Молодой Круциферский через четыре года сделался кандидатом. Не одаренный ни особенно блестящими способностями, ни чрезвычайной быстротою соображения, он любовью к науке, постоянным прилежанием вполне заслужил полученную им степень. Глядя на его кроткое лицо, можно было подумать, что из него разовьется одно из милых германских существований, — существований тихих, благородных, счастливых в немножко ограниченной, но чрезвычайно, трудолюбивой учено-педагогической деятельности, в немножко ограниченном семейном кругу, в котором через двадцать лет муж еще влюблен в жену, а жена еще краснеет от каждой двусмысленной шутки; это существования маленьких патриархальных городков в Германии, пасторских домиков, семинарских учителей, чистые, нравственные и незаметные вне своего круга… Но будто у нас возможна такая жизнь? Я решительно думаю, что нет; нашей душе не свойственна эта среда; она не может утолять жажду таким жиденьким винцом: она или гораздо выше этой жизни, или гораздо ниже, — но в обоих случаях шире.
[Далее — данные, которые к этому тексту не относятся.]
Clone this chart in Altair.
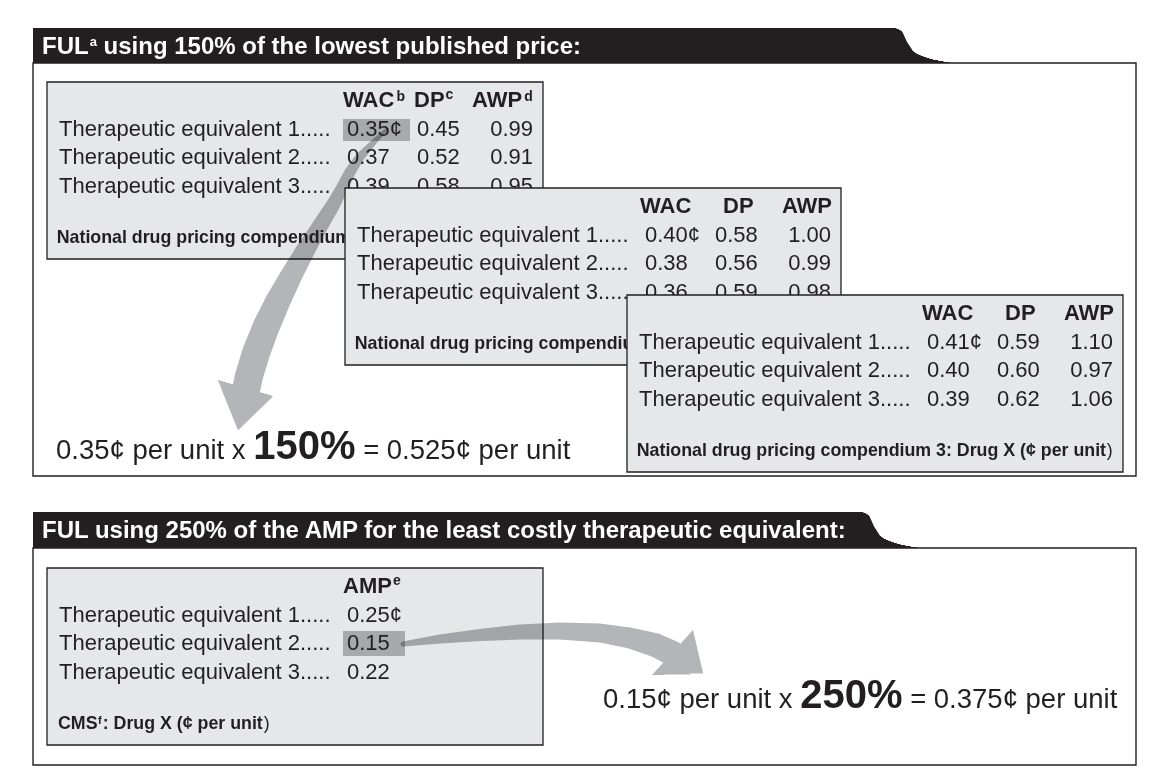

Сделавшись кандидатом, Круциферский сначала попытался получить место при университете; потом думал пробиться частными уроками, — но все попытки были напрасны: он унаследовал от отца удачу во всех предприятиях…
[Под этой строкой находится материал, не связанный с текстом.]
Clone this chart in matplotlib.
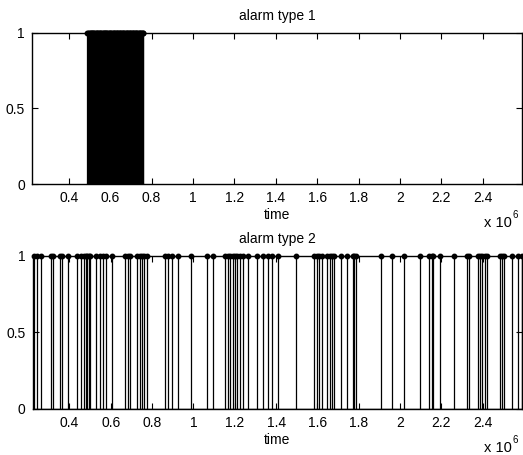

Через несколько месяцев после того, как при звуках литавр и труб было возвещено о кандидатстве Круциферского, он получил письмо от старика, извещавшее его о болезни матери и мимоходом намекавшее на тесные обстоятельства. Зная характер отца, он понял, что одна страшная крайность заставила его сделать такой намек. Последние деньги были прожиты Круциферским, одно средство оставалось: у него был патрон, профессор какой-то гнозии,[42] принимавший в нем сердечное участие; он написал к нему письмо открыто, благородно, трогательно и просил взаймы сто пятьдесят рублей. Профессор отвечал учтивейшим образом, тронулся запиской, но денег не прислал; в postscriptum'e[43] ученый муж упрекал самым милым образом Круциферского, что он не приходит никогда к нему обедать. Записка поразила молодого человека, — так мало знал он цену людям или, лучше сказать, деньгам! Ему было очень тяжело; он бросил милую записку доброго профессора на стол, прошелся раза два по комнатке и, совершенно уничтоженный горестью, бросился на свою кровать; слезы потихоньку скатывались со щек его; ему так живо представлялась убогая комната и в ней его мать, страждущая, слабая, может быть, умирающая, — возле старик, печальный и убитый. Больной хочется чего-нибудь, хочется, — но она скрывает, чтоб не увеличить горести мужа, а тот догадывается и тожз скрывает, боясь, что придется отказать ей… Читатель, если вы богаты или, по крайней мере, обеспечены, — принесемте глубокую благодарность небу, и да здравствует полученное нами наследство! да здравствует родовое и благоприобретенное!
В эту тяжелую минуту для кандидата отворилась дверь его комнатки, и какая-то фигура, явным образом не столичная, вошла, снимая темный картуз с огромным козырьком. Козырек этот бросал тень на здоровое, краснощекое и веселое лицо человека пожилых лет; черты его выражали эпикурейское спокойствие и добродушие. Он был в поношенном коричневом сюртуке с воротником, какого именно тогда не носили, с бамбуковой палкой в руках и, как мы сказали, с видом решительного провинциала.
— Вы — господин Круциферский, кандидат здешнего университета?
— Я, — отвечал Дмитрий Яковлевич, — к вашим услугам.
— А вот, господин кандидат, позвольте мне сперва сесть; я постарше вас, да и пришел пешком.
С этими словами он хотел было сесть на стул, на котором висел вицмундирный фрак; но оказалось, что этот стул может только выносить тяжесть фрака без человека, а не человека в сюртуке. Круциферский, сконфузившись, просил его поместиться на кровать, а сам взял другой (и последний) стул.
— Я, — начал посетитель с убийственною медленностью, — инспектор врачебной управы NN, доктор медицины Крупов, и пришел к вам вот по какому делу…
Инспектор был человек методический, остановился, вынул большую табакерку, положил ее возле себя, потом вынул красный платок и положил его возле табакерки, потом белый платок, которым обтер себе пот, и, нюхая табак, продолжал таким образом:
— Вчерашнего числа я был у Антона Фердинандовича… мы с ним одного выпуска… нет, извините, он вышел годом ранее… да, годом ранее, точно, — все же были товарищи и остались добрыми знакомыми. Вот-с я и прошу его, не может ли он мне указать хорошего учителя в отъездде, в нашу губернию, кондиции, мол, такие и такие, и вот, мол, требуют то и то. Антон-ат Фердинандович и дал мне ваш адрес и, признаюсь, очень лестно отзывался об вас; а потому, если вы желаете иметь кондицию в отъезд, то я мог бы с вами дело покончить.